Lining up 45 or 46 “aye” votes in the Assembly was (relatively speaking) the easy part. Now it gets hard: proving the legislation is worthy of passage by the State Senate. Broadly stated, the Governor and the Speaker will need to convince Senate President Pro Tem Don Perata (and, to be fair, others in the Senate, but especially Senator Perata) that their health care reform package: 1) will not negatively impact California’s snowballing fiscal crisis; and 2) does more good than harm to the health and financial security of California residents.
Then it gets even harder: convincing California voters of the same two points. Because what the Assembly passed is only a framework for reform. It takes effect only if voters approve a ballot measure, expected to be qualified for the November 2008 ballot. (Even qualifying the financing is initiative will be challenging. Speaker Nunez has publicly stated drafting of the initiative needs to start on December 21st to make next year’s November ballot. In reality, the deadline is probably some time in January, but either way, it’s coming up fast. As discussed below, the Senate is unlikely to take up the measure, let alone pass it, until next month. This means drafting the initiative will need to be done quickly, and hasty drafting usually leads to flawed measures).

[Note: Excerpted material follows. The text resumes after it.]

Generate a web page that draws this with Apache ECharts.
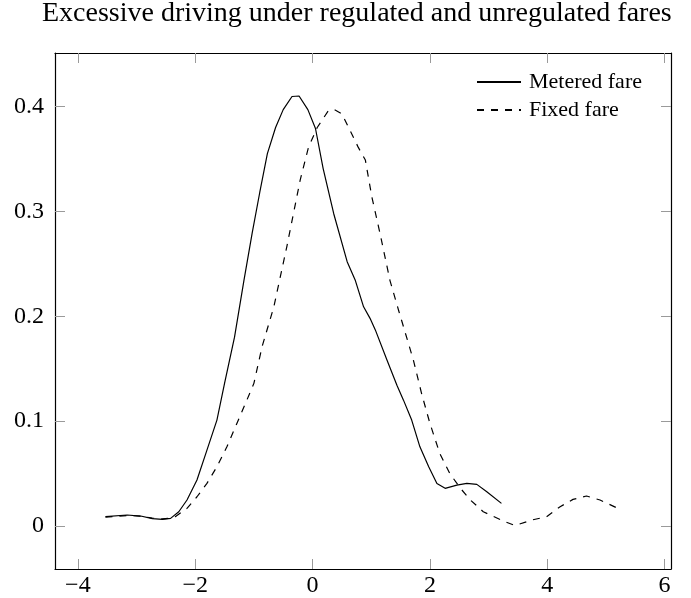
<!DOCTYPE html>
<html>
<head>
<meta charset="utf-8">
<script src="https://cdn.jsdelivr.net/npm/echarts@6/dist/echarts.min.js"></script>
<style>html,body{margin:0;padding:0;background:#fff;}#c{width:691px;height:598px;}</style>
</head>
<body>
<div id="c"></div>
<script>
const titleText = 'Excessive driving under regulated and unregulated fares';
const seriesNames = ['Metered fare', 'Fixed fare'];
const xTicks = [-4, -2, 0, 2, 4, 6];
const yTicks = [0, 0.1, 0.2, 0.3, 0.4];

const meteredX = [-3.53, -3.16, -2.93, -2.73, -2.56, -2.42, -2.28, -2.14, -1.97, -1.80, -1.63, -1.50, -1.33, -1.17, -1.03, -0.90, -0.77, -0.63, -0.50, -0.35, -0.23, -0.08, 0.05, 0.18, 0.36, 0.59, 0.73, 0.87, 0.98, 1.07, 1.27, 1.44, 1.55, 1.69, 1.83, 1.98, 2.12, 2.26, 2.46, 2.63, 2.80, 2.97, 3.22];
const meteredY = [0.0089, 0.0105, 0.0095, 0.0070, 0.0064, 0.0073, 0.0136, 0.0248, 0.0438, 0.0724, 0.101, 0.136, 0.180, 0.234, 0.279, 0.318, 0.355, 0.380, 0.397, 0.4095, 0.410, 0.397, 0.379, 0.341, 0.298, 0.252, 0.234, 0.209, 0.198, 0.187, 0.158, 0.134, 0.120, 0.101, 0.0755, 0.0565, 0.0406, 0.0359, 0.0390, 0.0406, 0.0397, 0.0327, 0.0216];

const fixedX = [-3.53, -3.16, -2.93, -2.73, -2.56, -2.42, -2.34, -2.14, -1.97, -1.80, -1.63, -1.46, -1.29, -1.12, -1.00, -0.86, -0.66, -0.44, -0.21, -0.07, 0.08, 0.27, 0.37, 0.50, 0.64, 0.78, 0.90, 1.01, 1.15, 1.32, 1.47, 1.55, 1.72, 1.86, 2.00, 2.17, 2.34, 2.52, 2.69, 2.91, 3.28, 3.45, 3.74, 3.99, 4.22, 4.44, 4.67, 4.90, 5.24];
const fixedY = [0.0085, 0.0100, 0.0095, 0.0075, 0.0068, 0.0075, 0.0089, 0.0168, 0.0279, 0.0406, 0.0565, 0.0755, 0.0978, 0.120, 0.136, 0.171, 0.209, 0.266, 0.330, 0.361, 0.380, 0.396, 0.397, 0.393, 0.377, 0.361, 0.349, 0.314, 0.279, 0.234, 0.205, 0.190, 0.158, 0.126, 0.098, 0.069, 0.050, 0.036, 0.0248, 0.0136, 0.0041, 0.0005, 0.0057, 0.0089, 0.0184, 0.0254, 0.0286, 0.0248, 0.0159];

const FONT = 'Liberation Serif';
const fmt = v => String(v).replace('-', '\u2212');
const zip = (xs, ys) => xs.map((x, i) => [x, ys[i]]);

const tickStyle = {inside: true, length: 10, lineStyle: {color: '#9a9a9a', width: 1}};
const lineStyle = {lineStyle: {color: '#000', width: 1.2}};

const xBase = {type: 'value', min: -4.39, max: 6.11, splitLine: {show: false}, axisLine: Object.assign({onZero: false}, lineStyle)};
const yBase = {type: 'value', min: -0.041, max: 0.451, splitLine: {show: false}, axisLine: Object.assign({onZero: false}, lineStyle)};

const chart = echarts.init(document.getElementById('c'), null, {renderer: 'canvas'});
chart.setOption({
  animation: false,
  backgroundColor: '#fff',
  title: {
    text: titleText, left: 42, top: 0, padding: 0,
    textStyle: {fontFamily: FONT, fontSize: 28, fontWeight: 'normal', color: '#000'}
  },
  legend: {
    orient: 'vertical', left: 471, top: 66, itemWidth: 44, itemHeight: 14, itemGap: 6,
    align: 'left',
    itemStyle: {opacity: 0, borderWidth: 0},
    textStyle: {fontFamily: FONT, fontSize: 22, color: '#000', padding: [0, 0, 0, 3]},
    data: seriesNames
  },
  grid: {left: 55, right: 20, top: 53, bottom: 29},
  xAxis: [
    Object.assign({}, xBase, {position: 'bottom',
      axisTick: Object.assign({customValues: xTicks}, tickStyle),
      axisLabel: {customValues: xTicks, formatter: fmt, fontFamily: FONT, fontSize: 24, color: '#000', margin: 5}}),
    Object.assign({}, xBase, {position: 'top',
      axisTick: Object.assign({customValues: xTicks}, tickStyle),
      axisLabel: {show: false}})
  ],
  yAxis: [
    Object.assign({}, yBase, {position: 'left',
      axisTick: Object.assign({customValues: yTicks}, tickStyle),
      axisLabel: {customValues: yTicks, formatter: fmt, fontFamily: FONT, fontSize: 24, color: '#000', margin: 11}}),
    Object.assign({}, yBase, {position: 'right',
      axisTick: Object.assign({customValues: yTicks}, tickStyle),
      axisLabel: {show: false}})
  ],
  series: [
    {name: seriesNames[0], type: 'line', xAxisIndex: 0, yAxisIndex: 0, symbol: 'none',
     lineStyle: {color: '#000', width: 1.2, type: 'solid'}, itemStyle: {color: '#000'},
     data: zip(meteredX, meteredY)},
    {name: seriesNames[1], type: 'line', xAxisIndex: 0, yAxisIndex: 0, symbol: 'none',
     lineStyle: {color: '#000', width: 1.2, type: [7, 7]}, itemStyle: {color: '#000'},
     data: zip(fixedX, fixedY)}
  ]
});
</script>
</body>
</html>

Senator Perata isn’t waiting for the Governor and Speaker to make the case on the financial issues. On Monday he asked the non-partisan Legislative Analyst’s office to report on the impact ABX1-1 will likely have on California’s budget. And by announcing the Senate will not convene prior to the start of the regular session on January 7th, he is providing the Legislative Analyst’s office time to conduct a meaningful investigation.
Then there’s the substance of the bill. The legislation is greatly improved over earlier versions — including what was passed (again on a party line vote) by the Assembly Health Committee just last month. For the record, one amendment added today of special interest to agent readers of this blog is a change recommended by the California Association of Health Underwriters and several carriers. It permits, but does not require, carriers to contract with agents and brokers to provide “marketing and servicing” of coverage offered through the purchasing pool.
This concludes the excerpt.